BOARD OF DIRECTOR CANDIDATE GUIDELINES
 
The Nominating Committee of NewCardio, Inc. (the “Company”) will identify, evaluate and recommend candidates to become members of the board of directors of the Company (“Board”) with the goal of creating a balance of knowledge and experience.  Nominations to the Board may also be submitted to the Nominating Committee by the Company’s stockholders in accordance with the policies of the Company, the Securities and Exchange Commission (the “SEC”) and any securities exchange on which the Company’s securities may be listed for trading.  Candidates will be reviewed in the context of current composition of the Board, the operating requirements of the Company and the long-term interests of the Company’s stockholders.

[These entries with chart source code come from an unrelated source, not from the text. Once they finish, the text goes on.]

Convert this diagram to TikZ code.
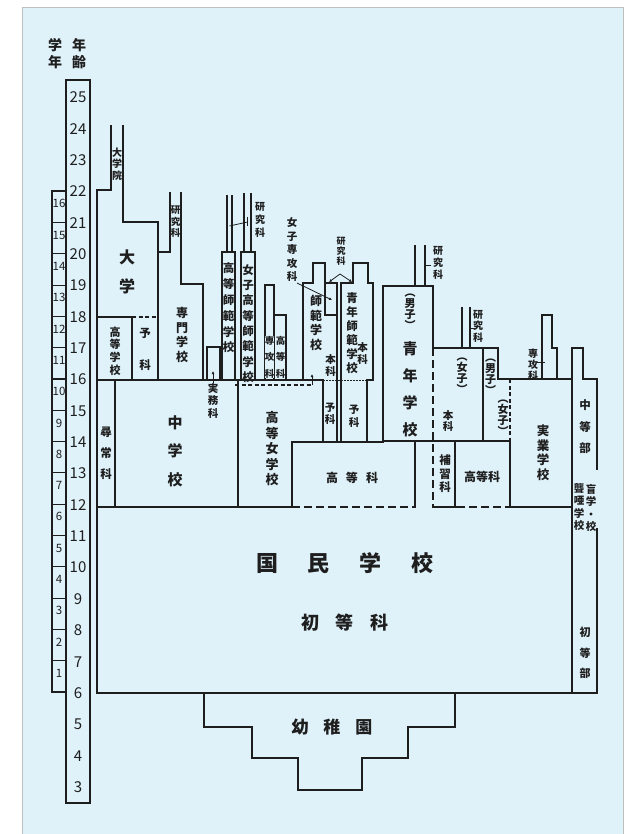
\documentclass[tikz,border=0pt]{standalone}
\usepackage{fontspec}
\newfontfamily\jp{Noto Sans CJK JP}
\usetikzlibrary{arrows.meta}

\definecolor{paper}{HTML}{DFF2FA}
\definecolor{ink}{HTML}{1E1E1E}

\begin{document}
\begin{tikzpicture}[x=1pt, y=-1pt,
    wall/.style={draw=ink, line width=1.1pt},
    heavy/.style={draw=ink, line width=2.6pt, line cap=rect},
    heavydash/.style={draw=ink, line width=2.6pt, dash pattern=on 8pt off 4pt},
    thindash/.style={wall, dash pattern=on 4pt off 2.5pt},
    dotline/.style={wall, line width=0.9pt, dash pattern=on 1.5pt off 1.5pt},
    tick/.style={wall, line width=0.8pt},
    ptr/.style={wall, line width=0.8pt, -{Latex[length=3pt,width=3pt]}},
    vt/.style 2 args={align=center, inner sep=0pt, text=ink, font=\jp\bfseries\fontsize{#1}{#2}\selectfont},
    ht/.style={inner sep=0pt, text=ink, font=\jp\bfseries\fontsize{#1}{#1}\selectfont},
    num/.style={inner sep=0pt, text=ink, font=\jp\fontsize{#1}{#1}\selectfont}
]
\useasboundingbox (0,0) rectangle (623,834);
\fill[white] (0,0) rectangle (623,834);
\draw[fill=paper, draw=gray!50] (22,7) rectangle (623,834);

% age and grade scales
\draw[wall] (66,80) rectangle (90,803);
\draw[wall] (52,191) rectangle (66,692);
\foreach \k in {1,...,15}
    \draw[wall] (52,{692-\k*31.3}) -- (66,{692-\k*31.3});
\foreach \a in {3,...,25}
    \node[num=15] (age\a) at (78,{693-(\a-6)*31.35}) {\a};
\foreach \g in {1,...,16}
    \node[num=11.5] (grade\g) at (59,{692-(\g-0.5)*31.3-3}) {\g};
\node[vt={14}{17}] (gakunen) at (55,54) {学\\年};
\node[vt={14}{17}] (nenrei) at (79,54) {年\\齢};

% university, koutougakkou, senmongakkou
\draw[wall] (97,507) -- (97,190) -- (111,190) -- (111,125);
\draw[wall] (123,125) -- (123,222) -- (158,222) -- (158,380);
\draw[wall] (97,317) -- (132,317);
\draw[thindash] (132,317) -- (158,317);
\draw[wall] (132,317) -- (132,380);
\draw[wall] (158,252) -- (170,252) -- (170,192);
\draw[wall] (181,192) -- (181,284) -- (203,284) -- (203,380);
\draw[wall] (207,380) -- (207,347) -- (220,347) -- (220,380);

% normal schools
\draw[wall] (222,380) -- (222,252) -- (235,252) -- (235,380);
\draw[wall] (227,252) -- (227,195);
\draw[wall] (232,252) -- (232,195);
\draw[wall] (241,380) -- (241,252) -- (255,252) -- (255,380);
\draw[wall] (244,252) -- (244,193);
\draw[wall] (251,252) -- (251,193);
\draw[tick] (229.5,226) -- (247.5,222);
\draw[tick] (247.5,217) -- (247.5,226);
\draw[wall] (265,380) -- (265,285) -- (274,285) -- (274,380);
\draw[wall] (274,315) -- (286,315) -- (286,380);

% middle schools
\draw[wall] (97,380) -- (303,380);
\draw[wall] (115,380) -- (115,507);
\draw[wall] (238,380) -- (238,507);
\draw[wall] (303,380) -- (303,283) -- (313,283) -- (313,263) -- (325,263)
    -- (325,283) -- (337,283) -- (337,442);
\draw[wall] (325,283) -- (325,315) -- (337,315);
\draw[wall] (303,380) -- (323,380) -- (323,442);
\draw[wall] (341,442) -- (341,283) -- (353,283) -- (353,263) -- (368,263)
    -- (368,283) -- (373,283) -- (373,380) -- (367,380) -- (367,442);
\draw[dotline] (323,380) -- (367,380);
\draw[thindash] (235,385) -- (312,385);
\draw[wall] (292,507) -- (292,442) -- (383,442);

% seinen gakkou
\draw[heavy] (383,442) -- (383,286) -- (433,286) -- (433,348);
\draw[heavydash] (433,348) -- (433,507);
\draw[heavy] (415,442) -- (415,507);
\draw[wall] (383,441) -- (510,441);
\draw[wall] (415,286) -- (415,245);
\draw[wall] (425,286) -- (425,245);
\draw[tick] (425,265) -- (431,265);
\draw[wall] (433,348) -- (498,348) -- (498,379) -- (572,379);
\draw[wall] (483,348) -- (483,441);
\draw[thindash] (510,379) -- (510,441);
\draw[wall] (510,441) -- (510,507);
\draw[wall] (455,441) -- (455,507);
\draw[wall] (462,348) -- (462,307);
\draw[wall] (470,348) -- (470,307);
\draw[tick] (470,328) -- (475,328);
\draw[wall] (542,379) -- (542,315) -- (552,315) -- (552,348) -- (557,348) -- (557,379);
\draw[tick] (537,362) -- (545,362);

% kokumin gakkou
\draw[heavy] (97,507) -- (292,507);
\draw[heavydash] (292,507) -- (415,507);
\draw[heavy] (433,507) -- (457,507);
\draw[heavydash] (457,507) -- (510,507);
\draw[heavy] (510,507) -- (572,507);
\draw[heavy] (97,507) -- (97,693) -- (572,693) -- (572,507);
\draw[wall] (572,507) -- (572,348) -- (583,348) -- (583,379) -- (597,379) -- (597,470);
\draw[wall] (597,528) -- (597,693) -- (572,693);

% youchien
\draw[draw=ink, line width=1.6pt] (204,693) -- (204,727) -- (252,727) -- (252,758)
    -- (298,758) -- (298,790) -- (362,790) -- (362,758) -- (408,758)
    -- (408,727) -- (455,727) -- (455,693);

% labels
\node[vt={10}{11.5}, fill=paper] (daigakuin) at (117,164) {大\\学\\院};
\node[vt={16}{29}] (daigaku) at (127,272) {大\\学};
\node[vt={11}{12.7}] (koukou) at (115,351) {高\\等\\学\\校};
\node[vt={11.5}{32}] (yoka) at (145,349) {予\\科};
\node[vt={12}{14.5}] (senmon) at (182,335) {専\\門\\学\\校};
\node[vt={9.5}{11.5}, fill=paper] (kenkyu1) at (175.5,222) {研\\究\\科};
\node[vt={10.5}{12.5}] (jitsumu) at (213,401) {実\\務\\科};
\coordinate (jitsumubox) at (213,371);
\draw[ptr] (jitsumu.north) -- (jitsumubox);
\node[vt={11.5}{15.8}] (koushi) at (228.5,308) {高\\等\\師\\範\\学\\校};
\node[vt={11.5}{15.3}] (joshikoushi) at (248,323.5) {女\\子\\高\\等\\師\\範\\学\\校};
\node[vt={10}{13}] (kenkyu2) at (260,220) {研\\究\\科};
\node[vt={9.5}{16.5}, fill=paper] (senkou1) at (269.5,357) {専\\攻\\科};
\node[vt={9.5}{16.5}, fill=paper] (koutouka1) at (280.5,357) {高\\等\\科};
\node[vt={10.5}{13.5}] (joshisenkou) at (292,250) {女\\子\\専\\攻\\科};
\coordinate (senkoubox) at (332,300);
\draw[ptr] (297,283) -- (senkoubox);
\node[vt={9}{10}] (kenkyu3) at (341,251) {研\\究\\科};
\coordinate (kenkyupeak) at (340,274);
\coordinate (kenkyuleft) at (329,282);
\coordinate (kenkyuright) at (352,282);
\draw[ptr] (kenkyupeak) -- (kenkyuleft);
\draw[ptr] (kenkyupeak) -- (kenkyuright);
\node[vt={12}{14.5}] (shihan) at (316,323) {師\\範\\学\\校};
\node[vt={10.5}{12}] (honka1) at (330.5,366) {本\\科};
\node[vt={10.5}{12}] (yoka1) at (330,414) {予\\科};
\node[vt={11.5}{14}] (seishihan) at (352,333) {青\\年\\師\\範\\学\\校};
\node[vt={10.5}{12}] (honka2) at (362.5,354) {本\\科};
\node[vt={10.5}{13}] (yoka2) at (354,416) {予\\科};
\coordinate (koujo) at (312,385);
\coordinate (shihanin) at (312,374);
\draw[ptr] (koujo) -- (shihanin);
\node[vt={11.5}{21}] (jinjou) at (106,453) {尋\\常\\科};
\node[vt={15}{28.5}] (chuugaku) at (175,451) {中\\学\\校};
\node[vt={13}{15.5}] (koujogaku) at (272,449) {高\\等\\女\\学\\校};
\node[ht=12] (koutouka2) at (352,478) {高\hspace{8pt}等\hspace{8pt}科};
\node[vt={11}{11}] (danshi1) at (410,312) {︵\\男\\子\\︶};
\node[vt={15}{27}] (seinen) at (410,389) {青\\年\\学\\校};
\node[vt={10}{12}] (kenkyu4) at (438,263) {研\\究\\科};
\node[vt={11}{11}] (joshi1) at (462,376) {︵\\女\\子\\︶};
\node[vt={10.5}{11.5}] (honka3) at (448,421) {本\\科};
\node[vt={11}{11}] (danshi2) at (490.5,377) {︵\\男\\子\\︶};
\node[vt={11}{11}] (joshi2) at (503,418) {︵\\女\\子\\︶};
\node[vt={10}{11.5}] (kenkyu5) at (478,326) {研\\究\\科};
\node[vt={10}{11}] (senkou2) at (533,365) {専\\攻\\科};
\node[vt={12.5}{14.5}] (jitsugyou) at (543,453) {実\\業\\学\\校};
\node[vt={11.5}{13.5}] (hoshuu) at (445,474) {補\\習\\科};
\node[ht=12] (koutouka3) at (482,477) {高等科};
\node[vt={11.5}{21.5}] (chuutoubu) at (585,427) {中\\等\\部};
\node[vt={10.5}{12.5}] (mougakkou) at (591,508) {盲\\学\\・\\校};
\node[vt={10.5}{12.5}] (rouagakkou) at (579,507) {聾\\唖\\学\\校};
\node[vt={11}{20.5}] (shotoubu) at (585,653) {初\\等\\部};
\node[ht=22] (kokumin) at (345,563) {国\hspace{30pt}民\hspace{30pt}学\hspace{30pt}校};
\node[ht=18] (shotouka) at (345,623) {初\hspace{17pt}等\hspace{17pt}科};
\node[ht=17] (youchien) at (332,727) {幼\hspace{15pt}稚\hspace{15pt}園};
\end{tikzpicture}
\end{document}
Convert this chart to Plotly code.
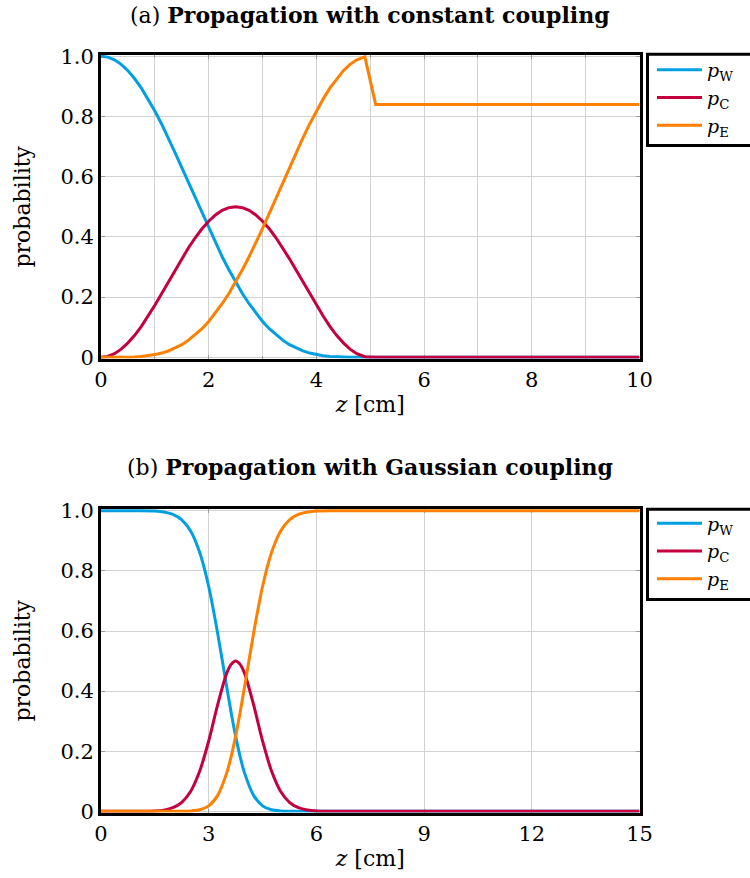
import plotly.graph_objects as go

# ---------- data: (a) constant coupling ----------
z_a = [0, 0.125, 0.25, 0.375, 0.5, 0.625, 0.75, 0.875, 1.0, 1.125, 1.25, 1.375, 1.5,
       1.625, 1.75, 1.875, 2.0, 2.125, 2.25, 2.375, 2.5, 2.625, 2.75, 2.875, 3.0,
       3.125, 3.25, 3.375, 3.5, 3.625, 3.75, 3.875, 4.0, 4.125, 4.25, 4.375, 4.5,
       4.625, 4.75, 4.9, 5.1, 10]
pW_a = [1.000, 0.997, 0.988, 0.973, 0.952, 0.925, 0.894, 0.858, 0.818, 0.775, 0.729,
        0.680, 0.630, 0.580, 0.529, 0.478, 0.428, 0.380, 0.334, 0.291, 0.250, 0.212,
        0.178, 0.147, 0.119, 0.095, 0.075, 0.057, 0.042, 0.031, 0.021, 0.014, 0.009,
        0.005, 0.003, 0.001, 0.001, 0.000, 0.000, 0.000, 0.000, 0.000]
pC_a = [0.000, 0.003, 0.012, 0.027, 0.048, 0.073, 0.103, 0.137, 0.173, 0.211, 0.250,
        0.289, 0.327, 0.364, 0.397, 0.427, 0.452, 0.473, 0.488, 0.497, 0.500, 0.497,
        0.488, 0.473, 0.452, 0.427, 0.397, 0.364, 0.327, 0.289, 0.250, 0.211, 0.173,
        0.137, 0.103, 0.073, 0.048, 0.027, 0.012, 0.002, 0.000, 0.000]
pE_a = [0.000, 0.000, 0.000, 0.000, 0.001, 0.001, 0.003, 0.005, 0.009, 0.014, 0.021,
        0.031, 0.042, 0.057, 0.075, 0.095, 0.119, 0.147, 0.178, 0.212, 0.250, 0.291,
        0.334, 0.380, 0.428, 0.478, 0.529, 0.580, 0.630, 0.680, 0.729, 0.775, 0.818,
        0.858, 0.894, 0.925, 0.952, 0.973, 0.988, 0.998, 0.840, 0.840]

# ---------- data: (b) Gaussian coupling ----------
z_b = [0, 1.0, 1.5, 1.75, 2.0, 2.25, 2.5, 2.75, 3.0, 3.25, 3.5, 3.625, 3.75, 3.875,
       4.0, 4.25, 4.5, 4.75, 5.0, 5.25, 5.5, 5.75, 6.0, 6.5, 15]
pW_b = [1.000, 1.000, 0.999, 0.996, 0.988, 0.970, 0.932, 0.861, 0.748, 0.592, 0.415, 0.329,
        0.250, 0.182, 0.127, 0.053, 0.018, 0.005, 0.001, 0.000, 0.000, 0.000, 0.000, 0.000, 0.000]
pC_b = [0.000, 0.000, 0.001, 0.004, 0.012, 0.030, 0.067, 0.134, 0.234, 0.355, 0.459, 0.489,
        0.500, 0.489, 0.459, 0.355, 0.234, 0.134, 0.067, 0.030, 0.012, 0.004, 0.001, 0.000, 0.000]
pE_b = [0.000, 0.000, 0.000, 0.000, 0.000, 0.000, 0.001, 0.005, 0.018, 0.053, 0.127, 0.182,
        0.250, 0.329, 0.415, 0.592, 0.748, 0.861, 0.932, 0.970, 0.988, 0.996, 0.999, 1.000, 1.000]

names = ["<i>p</i><sub>W</sub>", "<i>p</i><sub>C</sub>", "<i>p</i><sub>E</sub>"]
colors = ["#00a0e0", "#c4003e", "#ff8000"]

ytickvals = [0, 0.2, 0.4, 0.6, 0.8, 1.0]
yticktext = ["0", "0.2", "0.4", "0.6", "0.8", "1.0"]
xtick_a = [0, 2, 4, 6, 8, 10]
xtick_b = [0, 3, 6, 9, 12, 15]

FONT = "DejaVu Serif"
W, H = 750, 878


def px(X):
    return X / W


def py(Y):
    return 1 - Y / H


fig = go.Figure()
for nm, ys, c in zip(names, [pW_a, pC_a, pE_a], colors):
    fig.add_trace(go.Scatter(x=z_a, y=ys, mode="lines", name=nm,
                             line=dict(color=c, width=3), xaxis="x", yaxis="y",
                             legend="legend"))
for nm, ys, c in zip(names, [pW_b, pC_b, pE_b], colors):
    fig.add_trace(go.Scatter(x=z_b, y=ys, mode="lines", name=nm,
                             line=dict(color=c, width=3, shape="spline", smoothing=0.8),
                             xaxis="x2", yaxis="y2", legend="legend2"))

grid = "#d2d2d2"
tickc = "#9a9a9a"
common_ax = dict(showline=True, linecolor="black", linewidth=3, mirror="ticks",
                 ticks="inside", ticklen=4, tickcolor=tickc, showgrid=True,
                 gridcolor=grid, gridwidth=1, zeroline=False, layer="below traces",
                 tickfont=dict(family=FONT, size=21, color="black"))

xdom = [px(101), px(639.5)]
dom_a = [py(358.5), py(55)]
dom_b = [py(812.5), py(509)]

leg_common = dict(xanchor="left", yanchor="top", borderwidth=0,
                  bgcolor="rgba(0,0,0,0)", font=dict(family=FONT, size=19),
                  itemwidth=45, tracegroupgap=0)

# legend frames (extend past the right edge like the reference)
frame_style = dict(type="rect", xref="paper", yref="paper",
                   line=dict(color="black", width=3), fillcolor="rgba(0,0,0,0)")

xtitle = dict(text="<i>z</i> [cm]", font=dict(size=22), standoff=6)
ytitle = dict(text="probability", font=dict(size=22), standoff=24)

fig.update_layout(
    width=W, height=H,
    margin=dict(l=0, r=0, t=0, b=0, autoexpand=False),
    paper_bgcolor="white", plot_bgcolor="white",
    font=dict(family=FONT, color="black"),
    xaxis=dict(domain=xdom, anchor="y", range=[0, 10], tickvals=xtick_a,
               minor=dict(dtick=1, showgrid=True, gridcolor=grid, ticks="inside",
                          ticklen=3, tickcolor=tickc),
               title=xtitle, **common_ax),
    yaxis=dict(domain=dom_a, anchor="x", range=[-0.004, 1.004], tickvals=ytickvals,
               ticktext=yticktext, title=ytitle, **common_ax),
    xaxis2=dict(domain=xdom, anchor="y2", range=[0, 15], tickvals=xtick_b,
                title=xtitle, **common_ax),
    yaxis2=dict(domain=dom_b, anchor="x2", range=[-0.004, 1.006], tickvals=ytickvals,
                ticktext=yticktext, title=ytitle, **common_ax),
    legend=dict(x=px(652), y=py(51), **leg_common),
    legend2=dict(x=px(652), y=py(504.5), **leg_common),
    showlegend=True,
    shapes=[
        dict(x0=px(647.5), x1=px(800), y0=py(145.5), y1=py(54.2), **frame_style),
        dict(x0=px(647.5), x1=px(800), y0=py(599.5), y1=py(509.2), **frame_style),
    ],
    annotations=[
        dict(text="(a) <b>Propagation with constant coupling</b>", x=px(370),
             y=py(15), xref="paper", yref="paper", showarrow=False,
             xanchor="center", yanchor="middle", font=dict(family=FONT, size=22)),
        dict(text="(b) <b>Propagation with Gaussian coupling</b>", x=px(370),
             y=py(467), xref="paper", yref="paper", showarrow=False,
             xanchor="center", yanchor="middle", font=dict(family=FONT, size=22)),
    ],
)

fig.write_html("out.html", config={"displayModeBar": False},
               post_script="document.body.style.margin='0';"
                           "document.body.style.overflow='hidden';")
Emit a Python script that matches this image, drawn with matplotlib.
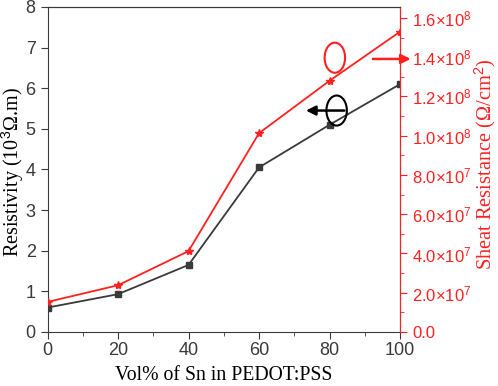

In conducting this assessment, the Nominating Committee will consider and evaluate each director-candidate based upon its assessment of the following criteria:
 
•           Whether the candidate is independent pursuant to the requirements of the NASDAQ Stock Market, Inc. or other applicable securities exchange and the rules of the SEC.
 
•           Whether the candidate is accomplished in his or her field and has a reputation, both personal and professional, that is consistent with the image and reputation of the Company.
 
•           Whether the candidate has the ability to read and understand basic financial statements. The Nominating Committee also will determine if a candidate satisfies the criteria for being an “audit committee financial expert,” as defined by the SEC.
 
•           Whether the candidate has relevant experience and expertise and would be able to provide insights and practical wisdom based upon that experience and expertise.
 
•           Whether the candidate has knowledge of the Company and issues affecting the Company.
 
•           Whether the candidate is committed to enhancing stockholder value.
 
•           Whether the candidate fully understands, or has the capacity to fully understand, the legal responsibilities of a director and the governance processes of a public company.
 
•           Whether the candidate is of high moral and ethical character and would be willing to apply sound, objective and independent business judgment, and to assume broad fiduciary responsibility.
 
•           Whether the candidate has, and would be willing to commit, the required hours necessary to discharge the duties of Board membership.
 
•           Whether the candidate has any prohibitive interlocking relationships or conflicts of interest.
 
•           Whether the candidate is able to develop a good working relationship with other Board members and contribute to the Board’s working relationship with the senior management of the Company.
 
•           Whether the candidate is able to suggest business opportunities to the Company.